E’ proprio il Papa  a denunciare  questa pericolosa tendenza.

E aggiunge: “Non di rado, sia negli ambienti teologici, come pure nella concreta prassi pastorale e di formazione del clero – ha richiamato Benedetto XVI – si confrontano, e talora si oppongono, due differenti concezioni del sacerdozio…“da una parte una concezione sociale-funzionale che definisce l’essenza del sacerdozio con il concetto di ‘servizio’: il servizio alla comunità, nell’espletamento di una funzione… dall’altra parte, vi è la concezione sacramentale-ontologica, che naturalmente non nega il carattere di servizio del sacerdozio, lo vede però ancorato all’essere del ministro e ritiene che questo essere è determinato da un dono concesso dal Signore attraverso la mediazione della Chiesa, il cui nome è sacramento” Anche lo slittamento terminologico dalla parola “sacerdozio” a quelle di “servizio, ministero, incarico”, è segno di tale differente concezione. Alla prima, quella ontologico-sacramentale, è legato il primato dell’Eucaristia, nel binomio “sacerdozio-sacrificio”, mentre alla seconda corrisponderebbe il primato della Parola e del servizio dell’annuncio.

Non sono , dunque, concezioni contrapposte  – ha chiarito il Papa – e a ben vedere la tensione che pure esiste tra di esse va risolta dall’interno.

Alter Christus, il sacerdote – ha ricordato Benedetto XVI – è profondamente unito al Verbo del Padre, che incarnandosi ha preso la forma di servo, è divenuto servo.
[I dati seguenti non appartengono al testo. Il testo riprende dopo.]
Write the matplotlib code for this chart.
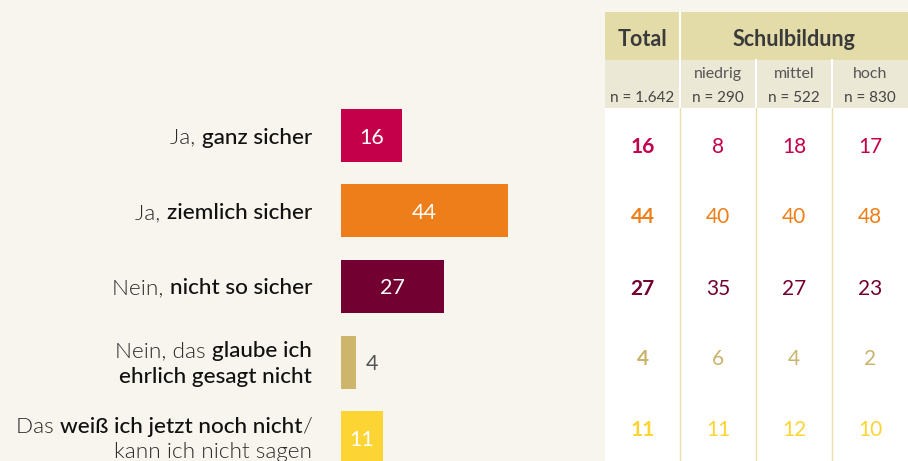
import matplotlib
matplotlib.use("Agg")
import matplotlib.pyplot as plt
from matplotlib.offsetbox import TextArea, HPacker, VPacker, AnnotationBbox
from matplotlib.patches import Rectangle

# ---------------- data ----------------
label_parts = [
    [[("Ja, ", "light"), ("ganz sicher", "bold")]],
    [[("Ja, ", "light"), ("ziemlich sicher", "bold")]],
    [[("Nein, ", "light"), ("nicht so sicher", "bold")]],
    [[("Nein, das ", "light"), ("glaube ich", "bold")],
     [("ehrlich gesagt nicht", "bold")]],
    [[("Das ", "light"), ("weiß ich jetzt noch nicht", "bold"), ("/", "light")],
     [("kann ich nicht sagen", "light")]],
]
total_values = [16, 44, 27, 4, 11]
niedrig_values = [8, 40, 35, 6, 11]
mittel_values = [18, 40, 27, 4, 12]
hoch_values = [17, 48, 23, 2, 10]
col_headers = ["", "niedrig", "mittel", "hoch"]
n_labels = ["n = 1.642", "n = 290", "n = 522", "n = 830"]
bar_colors = ["#C4004A", "#EE7E1A", "#720030", "#CDB56B", "#FCD433"]
text_colors = ["#C4004A", "#EE7E1A", "#720030", "#C9B46E", "#FCD433"]

FONT = "Lato"
BG = "#F8F5EE"
W, H = 908, 461

fig = plt.figure(figsize=(W / 100, H / 100), dpi=100, facecolor=BG)

def fx(px):
    return px / W

def fy(py):
    return 1 - py / H

# ---------------- bar axes ----------------
row_h = 75.5
top_center = 135.5
y_top_px = top_center - row_h / 2
ax = fig.add_axes([fx(341), 0, fx(341 + 3.8 * 60) - fx(341), (H - y_top_px) / H])
ax.set_facecolor("none")
n = len(total_values)
ax.set_xlim(0, 60)
ax.set_ylim((H - top_center) / row_h, -0.5)
ax.axis("off")
ypos = list(range(n))
ax.barh(ypos, total_values, height=53 / row_h, color=bar_colors)

for i, v in enumerate(total_values):
    if v >= 8:
        ax.annotate(str(v), xy=(v / 2, i), xytext=(0, -2), textcoords="offset pixels",
                    ha="center", va="center", color="white",
                    fontsize=15.5, family=FONT, fontweight=400)
    else:
        ax.annotate(str(v), xy=(v, i), xytext=(10, -2), textcoords="offset pixels",
                    ha="left", va="center", color="#555555", fontsize=15.5,
                    family=FONT, fontweight=400)

# category labels with mixed weights
for i, lines in enumerate(label_parts):
    rows = []
    for line in lines:
        parts = []
        for txt, wt in line:
            parts.append(TextArea(txt, textprops=dict(
                family=FONT, fontsize=16.2,
                fontweight=500 if wt == "bold" else 300,
                color="#111111" if wt == "bold" else "#2a2a2a")))
        rows.append(HPacker(children=parts, align="baseline", pad=0, sep=0))
    box = VPacker(children=rows, align="right", pad=0, sep=4)
    ab = AnnotationBbox(box, (0, i), xybox=(-29, -2),
                        xycoords="data", boxcoords="offset pixels",
                        box_alignment=(1, 0.5), frameon=False, pad=0,
                        annotation_clip=False)
    ax.add_artist(ab)

# ---------------- table ----------------
tab = fig.add_axes([fx(605), 0, 1 - fx(605), fy(12)])
tab.set_xlim(0, 4)
tab_top_px = 12
total_px = H - tab_top_px
tab.set_ylim(0, total_px)
tab.axis("off")

col_px = [605, 680, 756, 832, 908]
def cx(px):
    return (px - 605) / (908 - 605) * 4

def ty(py):
    return H - py

tab.add_patch(Rectangle((cx(605), ty(60)), cx(908) - cx(605), 48, color="#E3DCA9", lw=0))
tab.add_patch(Rectangle((cx(605), ty(108)), cx(908) - cx(605), 48, color="#ECE8D6", lw=0))
tab.add_patch(Rectangle((cx(605), 0), cx(908) - cx(605), ty(108), color="white", lw=0))
tab.plot([cx(680), cx(680)], [ty(12), ty(60)], color="white", lw=1.5)
for px in [680, 756, 832]:
    tab.plot([cx(px), cx(px)], [ty(60), ty(108)], color="white", lw=1.5)
    tab.plot([cx(px), cx(px)], [0, ty(108)], color="#E8E0B0", lw=1.0)

tab.text((cx(605) + cx(680)) / 2, ty(39), "Total", ha="center", va="center",
         fontsize=15.5, fontweight="bold", family=FONT, color="#3a3a3a")
tab.text((cx(680) + cx(908)) / 2, ty(39), "Schulbildung", ha="center", va="center",
         fontsize=15.5, fontweight="bold", family=FONT, color="#3a3a3a")

centers = [(cx(col_px[j]) + cx(col_px[j + 1])) / 2 for j in range(4)]
for j in range(4):
    tab.text(centers[j], ty(74), col_headers[j], ha="center", va="center",
             fontsize=11.5, family=FONT, color="#555555")
    tab.text(centers[j], ty(98), n_labels[j], ha="center", va="center",
             fontsize=11, family=FONT, color="#444444")

row_y = [147, 217, 289, 359, 430]
columns = [total_values, niedrig_values, mittel_values, hoch_values]
for j, vals in enumerate(columns):
    for i, v in enumerate(vals):
        tab.text(centers[j], ty(row_y[i]), str(v), ha="center", va="center",
                 fontsize=15, family=FONT, color=text_colors[i],
                 fontweight="bold" if j == 0 else "normal")

fig.savefig("out.png", dpi=100, facecolor=BG)
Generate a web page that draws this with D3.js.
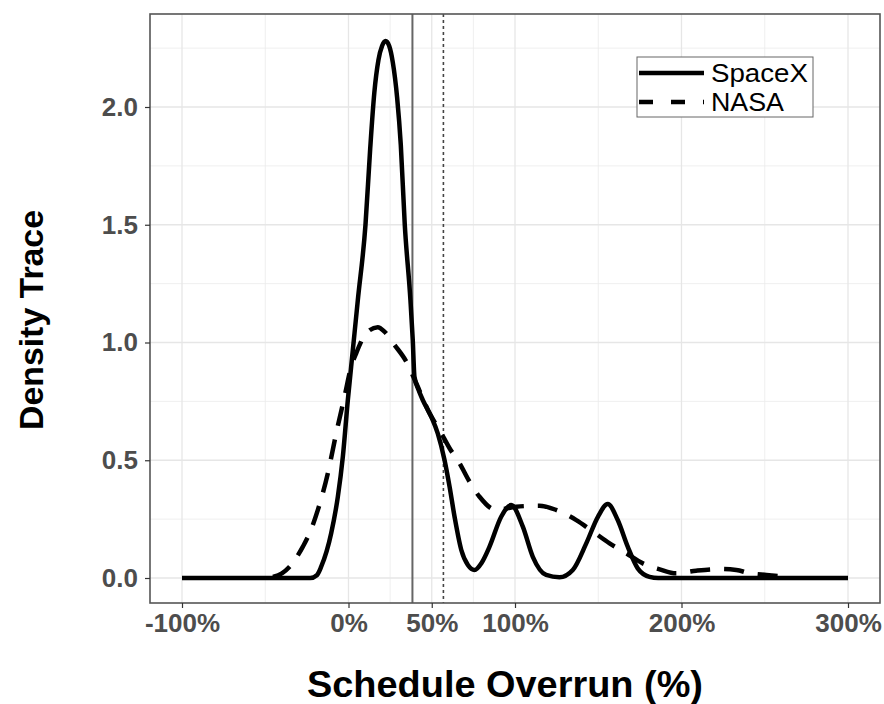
<!DOCTYPE html>
<html>
<head>
<meta charset="utf-8">
<script src="https://cdn.jsdelivr.net/npm/d3@7"></script>
<style>
  body { margin: 0; background: #fff; }
  svg { display: block; font-family: "Liberation Sans", Arial, sans-serif; }
</style>
</head>
<body>
<div id="chart"></div>
<script>
"use strict"
// Density traces (x = schedule overrun %, y = density)
var spacexX = [-100, -23, -19, -16.4, -10.4, -6.4, -3.4, -0.4, 2.6, 5.6, 10.2, 13, 15.5, 18, 20.2, 22.3, 24.4, 26.6, 29.2, 31.4, 33.8, 37.2, 38.6, 39.6, 42, 44.6, 49.7, 53.6, 57.7, 60.7, 63.7, 67.7, 71.7, 75.7, 80, 84.7, 91.7, 97.7, 104.7, 110.7, 118.7, 126.7, 134.7, 142.8, 149.8, 155.7, 161.7, 167.7, 173.7, 180.8, 186, 300];
var spacexY = [0, 0, 0.012, 0.048, 0.19, 0.345, 0.515, 0.756, 0.968, 1.18, 1.5, 1.82, 2.06, 2.2, 2.26, 2.28, 2.26, 2.19, 2.04, 1.84, 1.5, 1.18, 1.01, 0.855, 0.8, 0.756, 0.685, 0.614, 0.5, 0.388, 0.26, 0.12, 0.055, 0.034, 0.065, 0.133, 0.26, 0.31, 0.218, 0.09, 0.013, 0.003, 0.034, 0.147, 0.26, 0.314, 0.246, 0.133, 0.041, 0.005, 0, 0];

var nasaX = [-45.4, -40, -35.4, -27.4, -23.4, -18.4, -12.4, -7.4, -2.4, 1.6, 4.6, 10.6, 17.6, 21.6, 27.6, 34.7, 40.7, 48.6, 54.7, 60.7, 66.7, 72.7, 78.7, 88.7, 100.7, 114.7, 124.7, 136.8, 146.8, 156.8, 166.8, 176.8, 186.9, 196.8, 208.8, 222.9, 232.9, 241, 251, 259, 265];
var nasaY = [0.005, 0.02, 0.048, 0.133, 0.19, 0.289, 0.445, 0.614, 0.77, 0.897, 0.954, 1.039, 1.065, 1.046, 0.99, 0.919, 0.827, 0.70, 0.628, 0.551, 0.487, 0.409, 0.345, 0.289, 0.303, 0.307, 0.289, 0.246, 0.197, 0.147, 0.105, 0.062, 0.037, 0.02, 0.031, 0.038, 0.034, 0.02, 0.013, 0.008, 0.003];

var xBreaks = [-100, 0, 50, 100, 200, 300];
var xMinor = [-50, 25, 75, 150, 250];
var yBreaks = [0, 0.5, 1, 1.5, 2];
var yMinor = [0.25, 0.75, 1.25, 1.75, 2.25];
var vlineSolid = 38.4;   // solid reference line
var vlineDotted = 57;    // dotted reference line
var seriesNames = ["SpaceX", "NASA"];

var width = 884, height = 704;
var panel = { left: 150, right: 880, top: 14, bottom: 603 };

var x = d3.scaleLinear().domain([-100, 300]).range([182, 848]);
var y = d3.scaleLinear().domain([0, 2]).range([578, 107]);

var svg = d3.select("#chart").append("svg")
    .attr("width", width)
    .attr("height", height);

// grid
var grid = svg.append("g");
grid.selectAll(".vminor").data(xMinor).enter().append("line")
    .attr("x1", x).attr("x2", x)
    .attr("y1", panel.top).attr("y2", panel.bottom)
    .attr("stroke", "#ebebeb").attr("stroke-width", 0.8);
grid.selectAll(".hminor").data(yMinor).enter().append("line")
    .attr("x1", panel.left).attr("x2", panel.right)
    .attr("y1", y).attr("y2", y)
    .attr("stroke", "#ebebeb").attr("stroke-width", 0.8);
grid.selectAll(".vmajor").data(xBreaks).enter().append("line")
    .attr("x1", x).attr("x2", x)
    .attr("y1", panel.top).attr("y2", panel.bottom)
    .attr("stroke", "#e6e6e6").attr("stroke-width", 1.3);
grid.selectAll(".hmajor").data(yBreaks).enter().append("line")
    .attr("x1", panel.left).attr("x2", panel.right)
    .attr("y1", y).attr("y2", y)
    .attr("stroke", "#e6e6e6").attr("stroke-width", 1.3);

// reference lines
svg.append("line")
    .attr("x1", x(vlineSolid)).attr("x2", x(vlineSolid))
    .attr("y1", panel.top).attr("y2", panel.bottom)
    .attr("stroke", "#666").attr("stroke-width", 2);
svg.append("line")
    .attr("x1", x(vlineDotted)).attr("x2", x(vlineDotted))
    .attr("y1", panel.top).attr("y2", panel.bottom)
    .attr("stroke", "#444").attr("stroke-width", 1.6)
    .attr("stroke-dasharray", "3,3");

// curves
var line = d3.line()
    .x(function (d) { return x(d[0]); })
    .y(function (d) { return y(d[1]); })
    .curve(d3.curveMonotoneX);

var nasa = nasaX.map(function (v, i) { return [v, nasaY[i]]; });
var spacex = spacexX.map(function (v, i) { return [v, spacexY[i]]; });

svg.append("path").datum(nasa)
    .attr("fill", "none").attr("stroke", "#000")
    .attr("stroke-width", 4.5)
    .attr("stroke-dasharray", "20,14")
    .attr("d", line);
svg.append("path").datum(spacex)
    .attr("fill", "none").attr("stroke", "#000")
    .attr("stroke-width", 4.5)
    .attr("stroke-linejoin", "round")
    .attr("d", line);

// panel border
svg.append("rect")
    .attr("x", panel.left).attr("y", panel.top)
    .attr("width", panel.right - panel.left)
    .attr("height", panel.bottom - panel.top)
    .attr("fill", "none").attr("stroke", "#555").attr("stroke-width", 1.6);

// axes
var xAxis = d3.axisBottom(x).tickValues(xBreaks)
    .tickFormat(function (d) { return d + "%"; })
    .tickSize(5).tickPadding(6);
var yAxis = d3.axisLeft(y).tickValues(yBreaks)
    .tickFormat(d3.format(".1f"))
    .tickSize(5).tickPadding(7);

var gx = svg.append("g").attr("transform", "translate(0," + panel.bottom + ")").call(xAxis);
var gy = svg.append("g").attr("transform", "translate(" + panel.left + ",0)").call(yAxis);
[gx, gy].forEach(function (g) {
    g.select(".domain").remove();
    g.selectAll(".tick line").attr("stroke", "#333").attr("stroke-width", 1.2);
    g.selectAll(".tick text")
        .attr("fill", "#4d4d4d")
        .style("font-size", "26px")
        .style("font-weight", "bold");
});

// axis titles
svg.append("text")
    .attr("x", 505).attr("y", 697)
    .attr("text-anchor", "middle")
    .attr("textLength", 396).attr("lengthAdjust", "spacingAndGlyphs")
    .style("font-size", "36px").style("font-weight", "bold")
    .text("Schedule Overrun (%)");
svg.append("text")
    .attr("transform", "translate(43,320) rotate(-90)")
    .attr("text-anchor", "middle")
    .attr("textLength", 220).attr("lengthAdjust", "spacingAndGlyphs")
    .style("font-size", "33px").style("font-weight", "bold")
    .text("Density Trace");

// legend
var legend = svg.append("g").attr("transform", "translate(637,57)");
legend.append("rect")
    .attr("width", 176).attr("height", 60)
    .attr("fill", "#fff").attr("stroke", "#666").attr("stroke-width", 1);
var item = legend.selectAll(".item").data(seriesNames).enter().append("g")
    .attr("transform", function (d, i) { return "translate(0," + (16 + i * 29) + ")"; });
item.append("line")
    .attr("x1", 2).attr("x2", 67)
    .attr("stroke", "#000").attr("stroke-width", 4.5)
    .attr("stroke-dasharray", function (d, i) { return i ? "14,18" : null; });
item.append("text")
    .attr("x", 74).attr("y", 9)
    .attr("textLength", function (d, i) { return i ? 73 : 97; })
    .attr("lengthAdjust", "spacingAndGlyphs")
    .style("font-size", "25px")
    .text(function (d) { return d; });
</script>
</body>
</html>
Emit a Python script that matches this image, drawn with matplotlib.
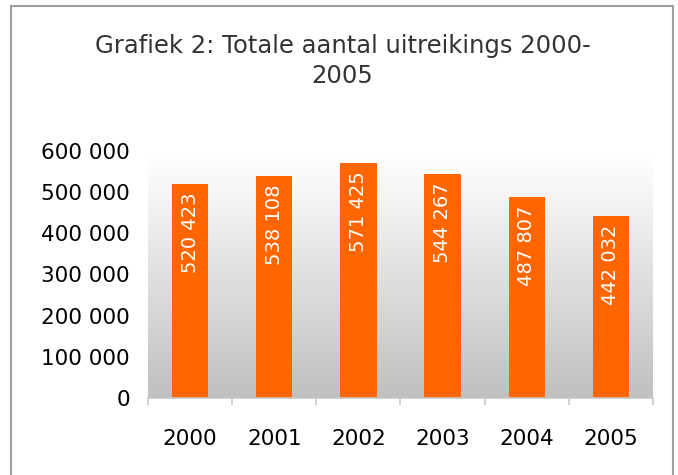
import matplotlib
matplotlib.use("Agg")
import matplotlib.pyplot as plt
import numpy as np
from matplotlib.patches import Rectangle

years = ["2000", "2001", "2002", "2003", "2004", "2005"]
uitreikings = [520423, 538108, 571425, 544267, 487807, 442032]
y_ticks = [0, 100000, 200000, 300000, 400000, 500000, 600000]
title = "Grafiek 2: Totale aantal uitreikings 2000-\n2005"


def fmt(v):
    # thousands separated by a space
    return f"{v:,}".replace(",", " ")


fig = plt.figure(figsize=(6.78, 4.75), dpi=100)
fig.patch.set_facecolor("white")

# grey frame round the chart
fig.patches.append(Rectangle((11 / 678, -0.05), 662 / 678, 1 - 6 / 475 + 0.05,
                             transform=fig.transFigure, fill=False,
                             edgecolor="#a0a0a0", linewidth=1.5))

fig.text(0.505, 1 - 61 / 475, title, ha="center", va="center", fontsize=17.5,
         color="#333333", linespacing=1.3)

ax = fig.add_axes([148 / 678, 1 - 398 / 475, 505 / 678, 247 / 475])
x = np.arange(len(years))
ax.set_xlim(-0.5, len(years) - 0.5)
ax.set_ylim(0, 600000)

# vertical gradient background: white at top, grey at bottom
grad = np.linspace(1, 0, 256).reshape(-1, 1)
ax.imshow(grad, cmap=matplotlib.colors.LinearSegmentedColormap.from_list(
    "bg", ["#c0c0c0", "#ffffff"]), aspect="auto",
    extent=(-0.5, len(years) - 0.5, 0, 590000), origin="upper", zorder=0,
    vmin=0, vmax=1)
ax.set_facecolor("white")

bars = ax.bar(x, uitreikings, width=0.43, color="#ff6600", zorder=2)
for b, v in zip(bars, uitreikings):
    ax.annotate(fmt(v), (b.get_x() + b.get_width() / 2, v), xytext=(0, -6),
                textcoords="offset points", rotation=90, ha="center", va="top",
                color="white", fontsize=14, zorder=3)

for s in ["top", "right", "left"]:
    ax.spines[s].set_visible(False)
ax.spines["bottom"].set_color("#c8c8c8")
ax.spines["bottom"].set_linewidth(1.2)

ax.set_xticks(x)
ax.set_xticklabels(years, fontsize=15.5)
ax.tick_params(axis="x", length=0, pad=22)
ax.set_xticks(np.arange(-0.5, len(years)), minor=True)
ax.tick_params(axis="x", which="minor", length=5, color="#c8c8c8", width=1.2)

ax.set_yticks(y_ticks)
ax.set_yticklabels([fmt(v) for v in y_ticks], fontsize=15.5)
ax.tick_params(axis="y", length=0, pad=13)

fig.savefig("out.png", dpi=100)
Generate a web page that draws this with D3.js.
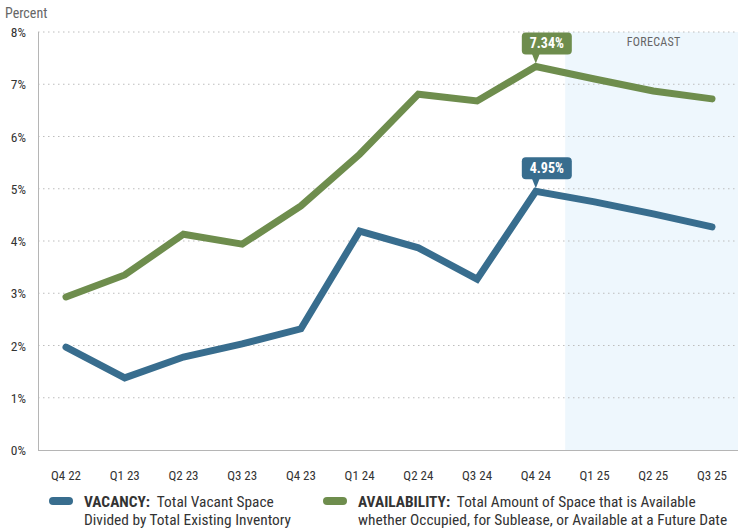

Il sacerdote é servo di Cristo, nel senso che la sua esistenza, configurata a Cristo ontologicamente, assume un carattere essenzialmente relazionale: egli è in Cristo, per Cristo econ Cristo al servizio degli uomini.

Proprio perché appartiene a Cristo, il presbitero è radicalmente al servizio degli uomini: è ministro della loro salvezza, della loro felicità, della loro autentica liberazione, maturando, in questa progressiva assunzione della volontà del Cristo, nella preghiera, nello “stare cuore a cuore” con Lui. È questa allora la condizione imprescindibile di ogni annuncio, che comporta la partecipazione all’offerta sacramentale dell’Eucaristia e la docile obbedienza alla Chiesa.

“Il santo Curato d’Ars ripeteva spesso con le lacrime agli occhi: “Come è spaventoso essere prete!”. E aggiungeva: “Come è da compiangere un prete quando celebra la Messa come un fatto ordinario! Com’è sventurato un prete senza vita interiore!”. Possa l’Anno Sacerdotale condurre tutti i sacerdoti ad immedesimarsi totalmente con Gesù crocifisso e risorto… Affidiamo alla Madonna, Madre della Chiesa, – ha concluso Benedetto XVI – l’Anno Sacerdotale appena iniziato e tutti i sacerdoti del mondo.